Pourtant, nous récitons, nous mettons en œuvre et nous recevons les béatitudes. Nous avons pu, un jour ou l’autre, être au bénéfice d’une « expérience de bonté ». Nous avons été « bienheureux », parce que quelqu’un nous a tendu la main, nourri, guéri, ou parlé, ou tout simplement souri... Il a pu aussi se produire que notre engagement soit en parfaite cohérence avec ce que nous professions. En plus, il peut toujours arriver que l’on fasse un bien qu’on n’a pas voulu, ou que le bien qu’on a commis sciemment soit au-delà de la mesure que nous lui avions donné. Tout prédicateur le sait bien, tout témoin de l’Evangile le sait aussi, qui s’entend parfois – et même assez souvent – être remercié pour des paroles bénies qu’il n’a jamais prononcées, mais qui ont été entendues.

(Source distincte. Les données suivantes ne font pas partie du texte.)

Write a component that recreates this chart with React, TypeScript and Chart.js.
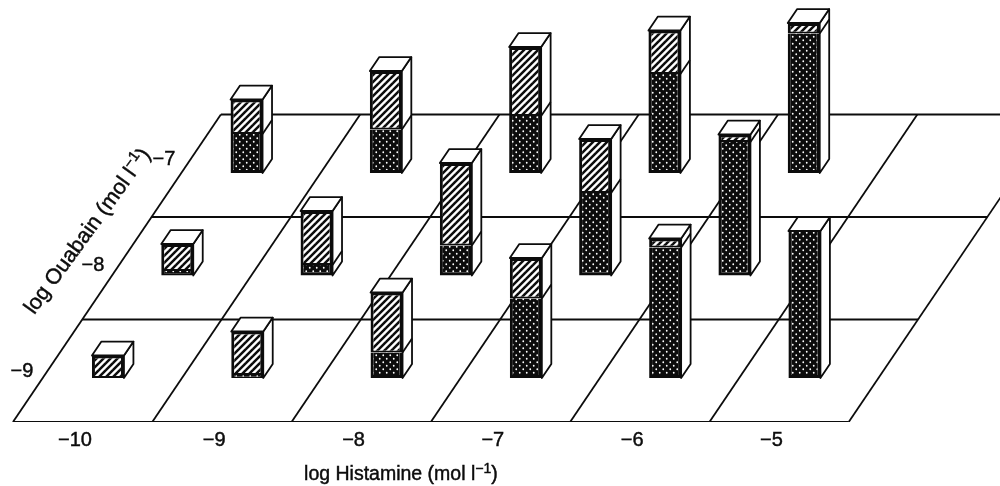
import React, { useEffect, useRef } from "react";
import { Chart, registerables } from "chart.js";

Chart.register(...registerables);

// Data: response (%), one list per ouabain level, by histamine level
const histamine = [-10, -9, -8, -7, -6, -5];
const ouabain = [-9, -8, -7];
const dottedAtMinus9 = [0, 2, 17, 53, 87, 98];
const hatchedAtMinus9 = [15, 29, 40, 27, 6, 0];
const dottedAtMinus8 = [3, 7, 20, 55, 89];
const hatchedAtMinus8 = [18, 36, 55, 36, 5];
const dottedAtMinus7 = [26, 29, 38, 66, 93];
const hatchedAtMinus7 = [23, 39, 46, 29, 7];
const dottedRows = [dottedAtMinus9, dottedAtMinus8, dottedAtMinus7];
const hatchedRows = [hatchedAtMinus9, hatchedAtMinus8, hatchedAtMinus7];

// Oblique projection of the floor onto the chart's two linear scales
const X_MIN = -10.538;
const X_MAX = -3.359;
const Y_MAX = 281.33;
const SHEAR_X = 0.4975; // x-units per ouabain decade
const ROW_Y = 68.33; // y-units per ouabain decade
const BAR_OFFSET_X = 0.237;
const BAR_BASE_Y = 29.33;
const DEPTH_X = 0.068;
const DEPTH_Y = 9.3;
const GRID_OFFSET_X = -0.445;
const BAR_PX = 32;
const INK = "#0c0c0c";
const FONT = '"Liberation Sans", Arial, sans-serif';

const floorX = (h: number, o: number) => h + (o - ouabain[0]) * SHEAR_X;
const floorY = (o: number) => (o - ouabain[0]) * ROW_Y;
const barX = (h: number, o: number) => floorX(h, o) + BAR_OFFSET_X;
const barY = (o: number) => floorY(o) + BAR_BASE_Y;

function tile(w: number, h: number, paint: (c: CanvasRenderingContext2D) => void) {
  const cv = document.createElement("canvas");
  cv.width = w;
  cv.height = h;
  const c = cv.getContext("2d")!;
  paint(c);
  return c.createPattern(cv, "repeat")!;
}

function makePatterns() {
  const hatch = tile(7, 7, (c) => {
    c.fillStyle = "#fff";
    c.fillRect(0, 0, 7, 7);
    c.strokeStyle = INK;
    c.lineWidth = 2.5;
    for (const s of [-7, 0, 7]) {
      c.beginPath();
      c.moveTo(s - 1, 8);
      c.lineTo(s + 8, -1);
      c.stroke();
    }
  });
  const dots = tile(7, 7, (c) => {
    c.fillStyle = INK;
    c.fillRect(0, 0, 7, 7);
    c.fillStyle = "#fff";
    for (const [x, y] of [[1.75, 1.75], [5.25, 5.25]]) {
      c.beginPath();
      c.arc(x, y, 0.9, 0, Math.PI * 2);
      c.fill();
    }
  });
  return { hatch, dots };
}

// Centred title with a real raised "-1" exponent
function drawUnitTitle(ctx: CanvasRenderingContext2D, head: string, size: number) {
  const supSize = Math.round(size * 0.72);
  const sup = "\u22121";
  ctx.textAlign = "left";
  ctx.textBaseline = "middle";
  ctx.lineWidth = 0.45;
  ctx.font = `${size}px ${FONT}`;
  const w1 = ctx.measureText(head).width;
  const w3 = ctx.measureText(")").width;
  ctx.font = `${supSize}px ${FONT}`;
  const w2 = ctx.measureText(sup).width;
  let x = -(w1 + w2 + w3) / 2;
  ctx.font = `${size}px ${FONT}`;
  ctx.fillText(head, x, 0);
  ctx.strokeText(head, x, 0);
  x += w1;
  ctx.font = `${supSize}px ${FONT}`;
  ctx.fillText(sup, x, -size * 0.3);
  ctx.strokeText(sup, x, -size * 0.3);
  x += w2;
  ctx.font = `${size}px ${FONT}`;
  ctx.fillText(")", x, 0);
  ctx.strokeText(")", x, 0);
}

const facesPlugin = {
  id: "barFaces",
  afterDatasetsDraw(chart: any) {
    const { ctx, scales } = chart;
    const xs = scales.x;
    const ys = scales.y;
    ctx.save();
    ctx.strokeStyle = INK;
    ctx.fillStyle = "#fff";
    ctx.lineWidth = 1.8;
    ctx.lineJoin = "round";
    const poly = (pts: number[][]) => {
      ctx.beginPath();
      pts.forEach(([a, b], i) => (i ? ctx.lineTo(a, b) : ctx.moveTo(a, b)));
      ctx.closePath();
      ctx.fill();
      ctx.stroke();
    };
    ouabain.forEach((o, r) => {
      dottedRows[r].forEach((dot, i) => {
        const h = histamine[i];
        const xc = xs.getPixelForValue(barX(h, o));
        const dx = xs.getPixelForValue(barX(h, o) + DEPTH_X) - xc;
        const base = barY(o);
        const yb = ys.getPixelForValue(base);
        const ysplit = ys.getPixelForValue(base + dot);
        const yt = ys.getPixelForValue(base + dot + hatchedRows[r][i]);
        const dy = ys.getPixelForValue(base + DEPTH_Y) - yb;
        const l = xc - BAR_PX / 2;
        const rr = xc + BAR_PX / 2;
        poly([[rr, yb], [rr + dx, yb + dy], [rr + dx, yt + dy], [rr, yt]]);
        poly([[l, yt], [l + dx, yt + dy], [rr + dx, yt + dy], [rr, yt]]);
        if (dot > 3 && hatchedRows[r][i] > 0) {
          ctx.beginPath();
          ctx.moveTo(rr, ysplit);
          ctx.lineTo(rr + dx, ysplit + dy);
          ctx.stroke();
        }
      });
    });
    ctx.restore();

    // Ouabain axis: ticks follow the left edge of the floor, title is slanted
    ctx.save();
    ctx.fillStyle = INK;
    ctx.strokeStyle = INK;
    ctx.lineWidth = 0.45;
    ctx.font = `20px ${FONT}`;
    ctx.textAlign = "center";
    ctx.textBaseline = "middle";
    ouabain.forEach((o, r) => {
      const px = xs.getPixelForValue(histamine[0] - 0.38 + r * (SHEAR_X + 0.012));
      const py = ys.getPixelForValue(34 + r * (ROW_Y + 2.3));
      const t = `\u2212${Math.abs(o)}`;
      ctx.fillText(t, px, py);
      ctx.strokeText(t, px, py);
    });
    ctx.save();
    ctx.translate(xs.getPixelForValue(-9.907), ys.getPixelForValue(127));
    ctx.rotate((-54 * Math.PI) / 180);
    drawUnitTitle(ctx, "log Ouabain (mol l", 21.5);
    ctx.restore();

    // Histamine axis title sits left of the axis centre, under the floor's middle
    ctx.save();
    ctx.translate(xs.getPixelForValue(-7.66), chart.height - 11);
    drawUnitTitle(ctx, "log Histamine (mol l", 19.5);
    ctx.restore();
    ctx.restore();
  },
};

export default function App() {
  const ref = useRef<HTMLCanvasElement>(null);

  useEffect(() => {
    const { hatch, dots } = makePatterns();
    const datasets: any[] = [];

    // Floor grid
    const edges = [...histamine, histamine[histamine.length - 1] + 1].map((h) => h + GRID_OFFSET_X);
    const levels = [...ouabain, ouabain[ouabain.length - 1] + 1];
    const line = (data: { x: number; y: number }[]) => ({
      type: "line",
      data,
      order: 10,
      borderColor: INK,
      borderWidth: 1.8,
      pointRadius: 0,
      tension: 0,
      fill: false,
    });
    levels.forEach((o) => {
      datasets.push(line([
        { x: floorX(edges[0], o), y: floorY(o) },
        { x: floorX(edges[edges.length - 1], o), y: floorY(o) },
      ]));
    });
    edges.forEach((e) => {
      datasets.push(line([
        { x: floorX(e, levels[0]), y: floorY(levels[0]) },
        { x: floorX(e, levels[3]), y: floorY(levels[3]) },
      ]));
    });

    // Stacked faces of the bars
    const dottedData: any[] = [];
    const hatchedData: any[] = [];
    ouabain.forEach((o, r) => {
      dottedRows[r].forEach((v, i) => {
        const x = barX(histamine[i], o);
        const base = barY(o);
        dottedData.push({ x, y: [base, base + v] });
        hatchedData.push({ x, y: [base + v, base + v + hatchedRows[r][i]] });
      });
    });
    const face = (label: string, data: any[], fill: CanvasPattern, borderWidth: any) => ({
      type: "bar",
      label,
      data,
      order: 1,
      grouped: false,
      barThickness: BAR_PX,
      backgroundColor: fill,
      borderColor: INK,
      borderWidth,
      borderSkipped: false,
      inflateAmount: 0,
    });
    datasets.push(face("Dotted", dottedData, dots, { left: 3, right: 3, bottom: 3, top: 0 }));
    datasets.push(face("Hatched", hatchedData, hatch, { left: 3, right: 3, bottom: 2, top: 3 }));

    const chart = new Chart(ref.current!, {
      type: "bar",
      data: { datasets },
      plugins: [facesPlugin],
      options: {
        animation: false,
        responsive: false,
        events: [],
        layout: { padding: 0 },
        plugins: { legend: { display: false }, tooltip: { enabled: false }, title: { display: false } },
        scales: {
          x: {
            type: "linear",
            position: "bottom",
            offset: false,
            min: X_MIN,
            max: X_MAX,
            grid: { display: false, drawTicks: false },
            border: { display: false },
            afterBuildTicks: (axis: any) => {
              axis.ticks = histamine.map((value) => ({ value }));
            },
            afterFit: (axis: any) => {
              axis.height = 64;
            },
            ticks: {
              autoSkip: false,
              maxRotation: 0,
              padding: 6,
              color: INK,
              textStrokeColor: INK,
              textStrokeWidth: 0.45,
              font: { family: FONT, size: 20 },
              callback: (v: any) => `\u2212${Math.abs(Number(v))}`,
            },
          },
          y: {
            type: "linear",
            display: false,
            stacked: false,
            min: 0,
            max: Y_MAX,
            grid: { display: false },
          },
        },
      } as any,
    } as any);
    return () => chart.destroy();
  }, []);

  return (
    <div style={{ position: "absolute", left: 0, top: 0, width: 1000, height: 486, background: "#fff" }}>
      <canvas ref={ref} width={1000} height={486} style={{ display: "block" }} />
    </div>
  );
}
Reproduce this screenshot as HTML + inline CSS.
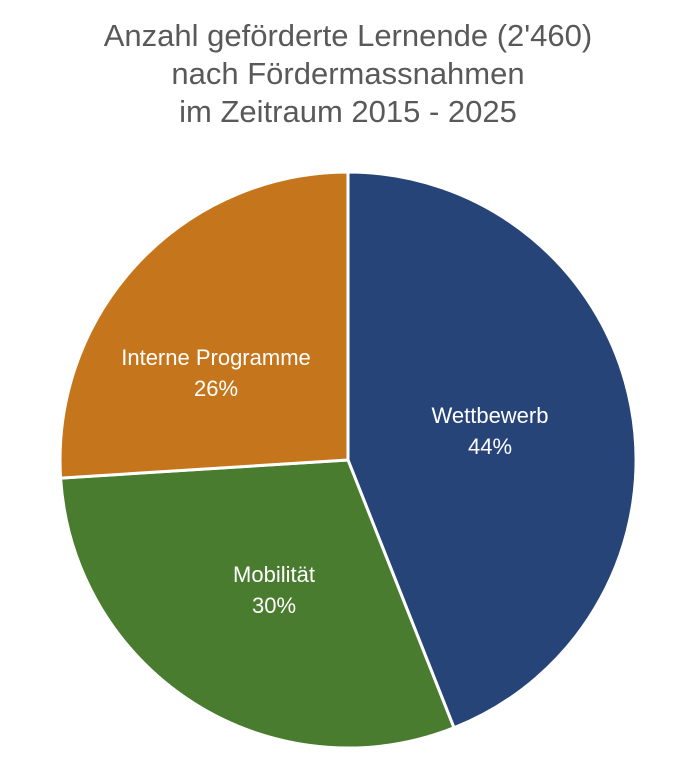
<!DOCTYPE html>
<html><head><meta charset="utf-8"><style>
html,body{margin:0;padding:0;background:#fff;}
svg{display:block;}
</style></head><body>
<svg width="695" height="779" viewBox="0 0 695 779" xmlns="http://www.w3.org/2000/svg">
<rect width="695" height="779" fill="#fff"/>
<g font-family="Liberation Sans, Arial, sans-serif" fill="#595959" font-size="31" text-anchor="middle">
<text x="348" y="46">Anzahl geförderte Lernende (2'460)</text>
<text x="348" y="84">nach Fördermassnahmen</text>
<text x="348" y="122">im Zeitraum 2015 - 2025</text>
</g>
<g stroke="#fff" stroke-width="3" stroke-linejoin="round">
<path d="M348,460 L348,172 A288,288 0 0,1 454.0,727.8 Z" fill="#264478"/>
<path d="M348,460 L454.0,727.8 A288,288 0 0,1 60.6,478.1 Z" fill="#4a7c2f"/>
<path d="M348,460 L60.6,478.1 A288,288 0 0,1 348,172 Z" fill="#c5761c"/>
</g>
<g font-family="Liberation Sans, Arial, sans-serif" fill="#fff" font-size="22" text-anchor="middle">
<text x="490" y="423">Wettbewerb</text>
<text x="490" y="454">44%</text>
<text x="274" y="582">Mobilität</text>
<text x="274" y="613">30%</text>
<text x="216" y="365">Interne Programme</text>
<text x="216" y="396">26%</text>
</g>
</svg>
</body></html>
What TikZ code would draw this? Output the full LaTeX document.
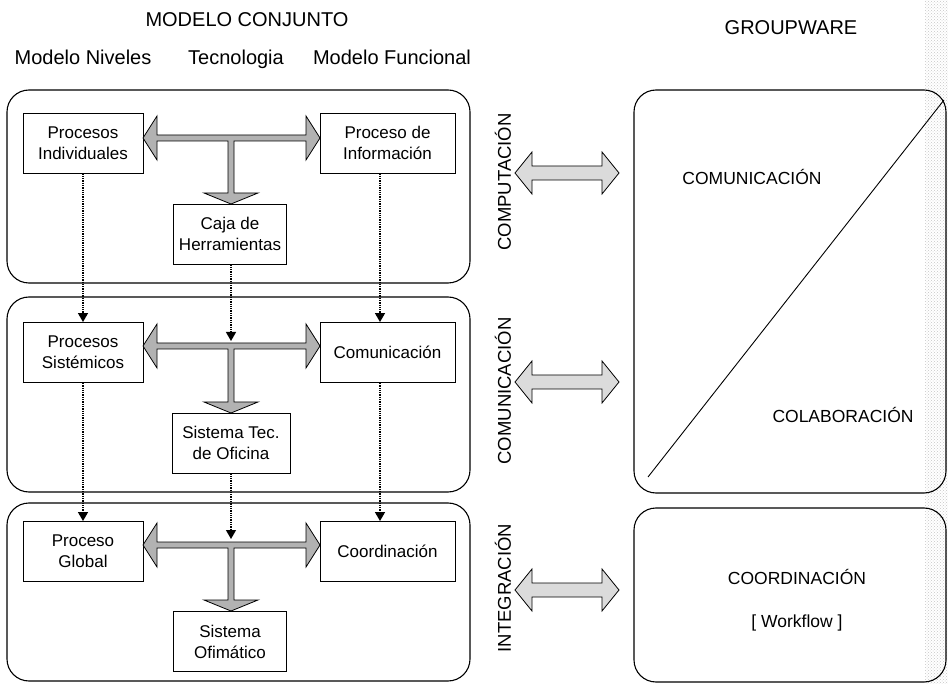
\documentclass[tikz,border=0pt]{standalone}
\usepackage{fontspec}
\setmainfont{Liberation Sans}
\usetikzlibrary{arrows.meta,patterns}
\newcommand\flechaT[2]{%
\filldraw[tee](143,#1)--(157,#1-22)--(157,#1-3)--(306,#1-3)--(306,#1-22)--(320,#1)--(306,#1+22)--(306,#1+3)
--(234,#1+3)--(234,#2-11)--(258,#2-11)--(231,#2)--(204,#2-11)--(228,#2-11)--(228,#1+3)--(157,#1+3)--(157,#1+22)--cycle;}
\newcommand\flechaD[1]{%
\filldraw[doble](515,#1)--(532,#1-21)--(532,#1-7)--(602,#1-7)--(602,#1-21)--(619,#1)--(602,#1+21)--(602,#1+7)
--(532,#1+7)--(532,#1+21)--cycle;}
\begin{document}
\begin{tikzpicture}[x=1pt,y=-1pt,
  caja/.style={draw,line width=0.9pt,minimum height=60,inner sep=2pt,align=center,font=\fontsize{17}{21}\selectfont},
  grande/.style={draw,line width=1.1pt,rounded corners=22},
  punteada/.style={densely dotted,line width=1.3pt,-{Triangle[width=10pt,length=9pt]}},
  tee/.style={draw,fill=gray!60,line width=0.8pt,line join=miter},
  doble/.style={draw,fill=gray!28,line width=0.8pt,line join=miter},
  nivel/.style={rotate=90,font=\fontsize{18.5}{20}\selectfont},
  titulo/.style={anchor=base,font=\fontsize{20}{24}\selectfont},
  rotulo/.style={font=\fontsize{17.5}{20}\selectfont}]
\useasboundingbox (0,0) rectangle (948,684);
\fill[pattern=crosshatch dots,pattern color=gray!45] (925,0) rectangle (948,684);

\node[titulo] (mc) at (247,27) {MODELO CONJUNTO};
\node[titulo] (gw) at (791,35) {GROUPWARE};
\node[titulo] (mn) at (83,65) {Modelo Niveles};
\node[titulo] (tc) at (236,65) {Tecnologia};
\node[titulo] (mf) at (392,65) {Modelo Funcional};

\draw[grande] (7,90) rectangle (470,283);
\draw[grande] (7,297) rectangle (470,492);
\draw[grande] (7,503) rectangle (470,681);
\draw[grande] (634,90) rectangle (946,493);
\draw[grande] (634,508) rectangle (946,682);
\draw[line width=0.9pt] (944,100)--(648,477);

\node[caja,minimum width=120] (pi) at (83,143) {Procesos\\Individuales};
\node[caja,minimum width=135] (pf) at (387.5,143) {Proceso de\\Información};
\node[caja,minimum width=113] (ch) at (230,234) {Caja de\\Herramientas};
\node[caja,minimum width=120] (ps) at (83,352.5) {Procesos\\Sistémicos};
\node[caja,minimum width=135] (co) at (387.5,352.5) {Comunicación};
\node[caja,minimum width=118] (st) at (231,443) {Sistema Tec.\\de Oficina};
\node[caja,minimum width=120] (pg) at (83,551.5) {Proceso\\Global};
\node[caja,minimum width=135] (cd) at (387.5,551.5) {Coordinación};
\node[caja,minimum width=113] (so) at (230,641.5) {Sistema\\Ofimático};

\flechaT{138}{204}
\flechaT{346}{413}
\flechaT{545}{611}

\coordinate (n2) at (231,341);
\coordinate (n3) at (231,539);
\draw[punteada] (pi.south)--(ps.north);
\draw[punteada] ([xshift=-7.5]pf.south)--([xshift=-7.5]co.north);
\draw[punteada] (ch.south-|n2)--(n2);
\draw[punteada] (ps.south)--(pg.north);
\draw[punteada] ([xshift=-7.5]co.south)--([xshift=-7.5]cd.north);
\draw[punteada] (st.south-|n3)--(n3);

\node[nivel] (lc) at (503,182) {COMPUTACIÓN};
\node[nivel] (lm) at (503,391) {COMUNICACIÓN};
\node[nivel] (li) at (503,588) {INTEGRACIÓN};
\flechaD{173}
\flechaD{382}
\flechaD{590}

\node[rotulo] (rc) at (752,177) {COMUNICACIÓN};
\node[rotulo] (rb) at (843,415) {COLABORACIÓN};
\node[rotulo] (rd) at (797,577) {COORDINACIÓN};
\node[rotulo] (rw) at (797,623) {[ Workflow ]};
\end{tikzpicture}
\end{document}
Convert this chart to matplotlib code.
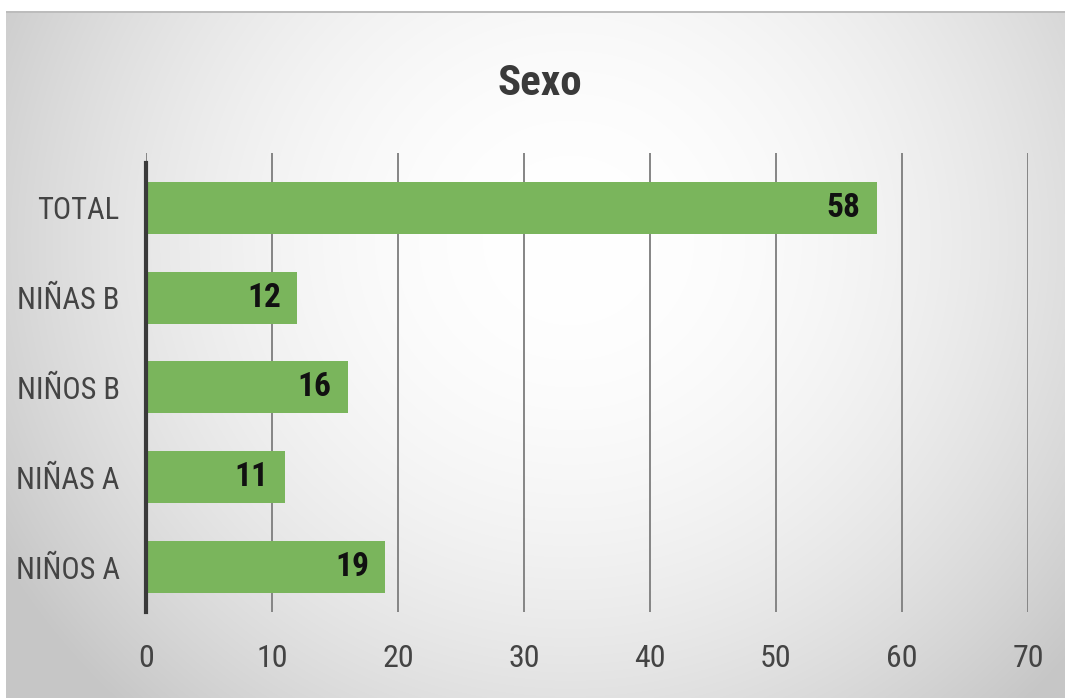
import matplotlib.pyplot as plt
import numpy as np

categorias = ["NIÑOS A", "NIÑAS A", "NIÑOS B", "NIÑAS B", "TOTAL"]
valores = [19, 11, 16, 12, 58]
ticks_x = [0, 10, 20, 30, 40, 50, 60, 70]

W, H = 1065, 698
fuente = ["Roboto Condensed", "DejaVu Sans"]

fig = plt.figure(figsize=(W / 100, H / 100), dpi=100)

# fondo con degradado radial, blanco al centro y gris en los bordes
fondo = fig.add_axes([0, 0, 1, 1])
yy, xx = np.mgrid[0:H, 0:W]
d = np.sqrt(((xx - 570) / 640.0) ** 2 + ((yy - 240) / 620.0) ** 2)
gris = np.clip(1.0 - 0.21 * d ** 2.0, 0.78, 1.0)
img = np.dstack([gris, gris, gris])
img[:11, :] = 1.0
img[:, :6] = 1.0
img[11:13, 6:] = 0.74
fondo.imshow(img, extent=[0, W, H, 0], aspect="auto", interpolation="bilinear")
fondo.set_xlim(0, W)
fondo.set_ylim(H, 0)
fondo.axis("off")

# zona del gráfico en píxeles
izq, der, arriba, abajo = 146, 1028, 153, 612
ax = fig.add_axes([izq / W, 1 - abajo / H, (der - izq) / W, (abajo - arriba) / H])
ax.patch.set_alpha(0)

pos = np.arange(len(categorias))
ax.barh(pos, valores, height=0.58, color="#7ab55c", zorder=3)

for p, v in zip(pos, valores):
    ax.text(v - 1.3, p, str(v), ha="right", va="center", fontsize=24,
            fontweight="bold", color="#111111", family=fuente, zorder=4)

ax.set_xlim(0, 70)
ax.set_ylim(-0.5, 4.61)
ax.set_xticks(ticks_x)
ax.set_xticklabels([str(t) for t in ticks_x], family=fuente, fontsize=23, color="#444444")
ax.set_yticks(pos)
ax.set_yticklabels(categorias, family=fuente, fontsize=22, color="#444444")
ax.tick_params(axis="both", length=0)
ax.tick_params(axis="x", pad=23)
ax.tick_params(axis="y", pad=19)

ax.grid(axis="x", color="#858585", linewidth=1.4, zorder=1)
for s in ax.spines.values():
    s.set_visible(False)
ax.plot([0, 0], [-0.5, 4.5], color="#3a3a3a", linewidth=3, zorder=5, clip_on=False)

fig.text(540 / W, 1 - 95 / H, "Sexo", ha="center", va="baseline", fontsize=31,
         fontweight="bold", color="#3a3a3a", family=fuente)

fig.savefig("out.png", dpi=100)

Et l’on se voit parfois honoré considérablement pour ce qu’on pense n’avoir été que la moindre des choses.
Ceci pour dire que quelque chose d’essentiel de l’Evangile échappe aux paroles que nous prononçons et aux actions que nous accomplissons. Cela ne nous dispense évidemment de rien. C’est juste un signe que le Christ est vivant, et bien vivant. Et que la modestie d’un petit acte spontané, le presque rien d’un sourire, ou encore les quelques mots d’une timide confession de foi, ceci que des croyants ordinaires peuvent parfaitement accomplir, peut receler en lui toute la puissance du Christ vivant.

Ainsi l’Evangile peut-il être pleinement annoncé par les simples croyants que nous sommes. Qu’il en soit ainsi.